I got the manual programing down . someone posted a flow chart and it helped.
darn thing says it can put out 7 watts. pretty powerful for a handheld. i'll keep it low power for now. the repeater I use is 10 miles and up on a good mountain.
jim


----------



## squerly

Jim, the antenna that comes with the Baofeng is junk.  Get an after market antenna and you will see marked improvement with your radio.


----------



## road squawker

JimVT said:


> ...because my tractor run over my kenwood last week.
> jim



why don't ya invite Hillary over?

if it has the cable, then CHIRP is an ez way to import new settings.


even the cheap(!!!!) UV-5's are well worth it at about $30 new... when they break, save the battery and toss the radio.

I won't even address the out of band capabilities


----------



## JEV

I know a lot of hams with these, and they're happy with them. I have a Yaesu FT60 and a Wouxon dual bander, and like the Yaesu for its intuitive programming capabilities on the fly. The Wouxon is programmed via software and can't imagine trying to program it manually. The Ching-lish owners manual drives me crazy. Use headset/boomset in both, and both have Diamond antennas...they're the best for these radios. 

For the money, you can't beat them. As was already said, when they die, keep the battery and buy another one for $30!


----------



## mbsieg

Junk spurious emission generators.. if your ok interfering with other users, and violating part 97 go ahead and use them. Yes I own a spectrum analyzer, and know how to use it. Are they cheap? Yes Do they hold a candle to a quality ht. Nope.

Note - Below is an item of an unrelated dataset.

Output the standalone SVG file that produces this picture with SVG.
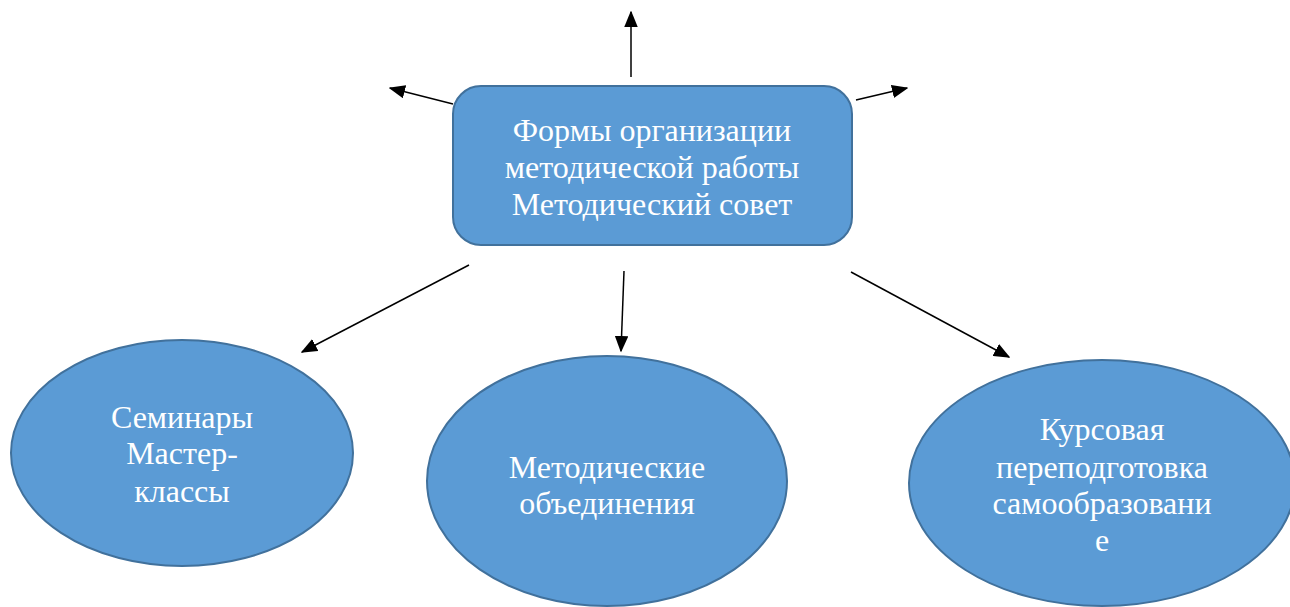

You get what you pay for.


----------



## road squawker

mbsieg said:


> Junk spurious emission generators...



Yeah, Don't ever buy a lighting ballast from Home Depot either


----------



## mbsieg

road squawker said:


> Yeah, Don't ever buy a lighting ballast from Home Depot either


Lol last I checked ballasts did not talk.... lol


----------



## kc3tec

I have the uv9r and in spite of the bad opinions of feng haters according to the s.a. its putting out a reasonably clean signal, ( maybe i got lucky)
But i agree get a better antenna for them.


----------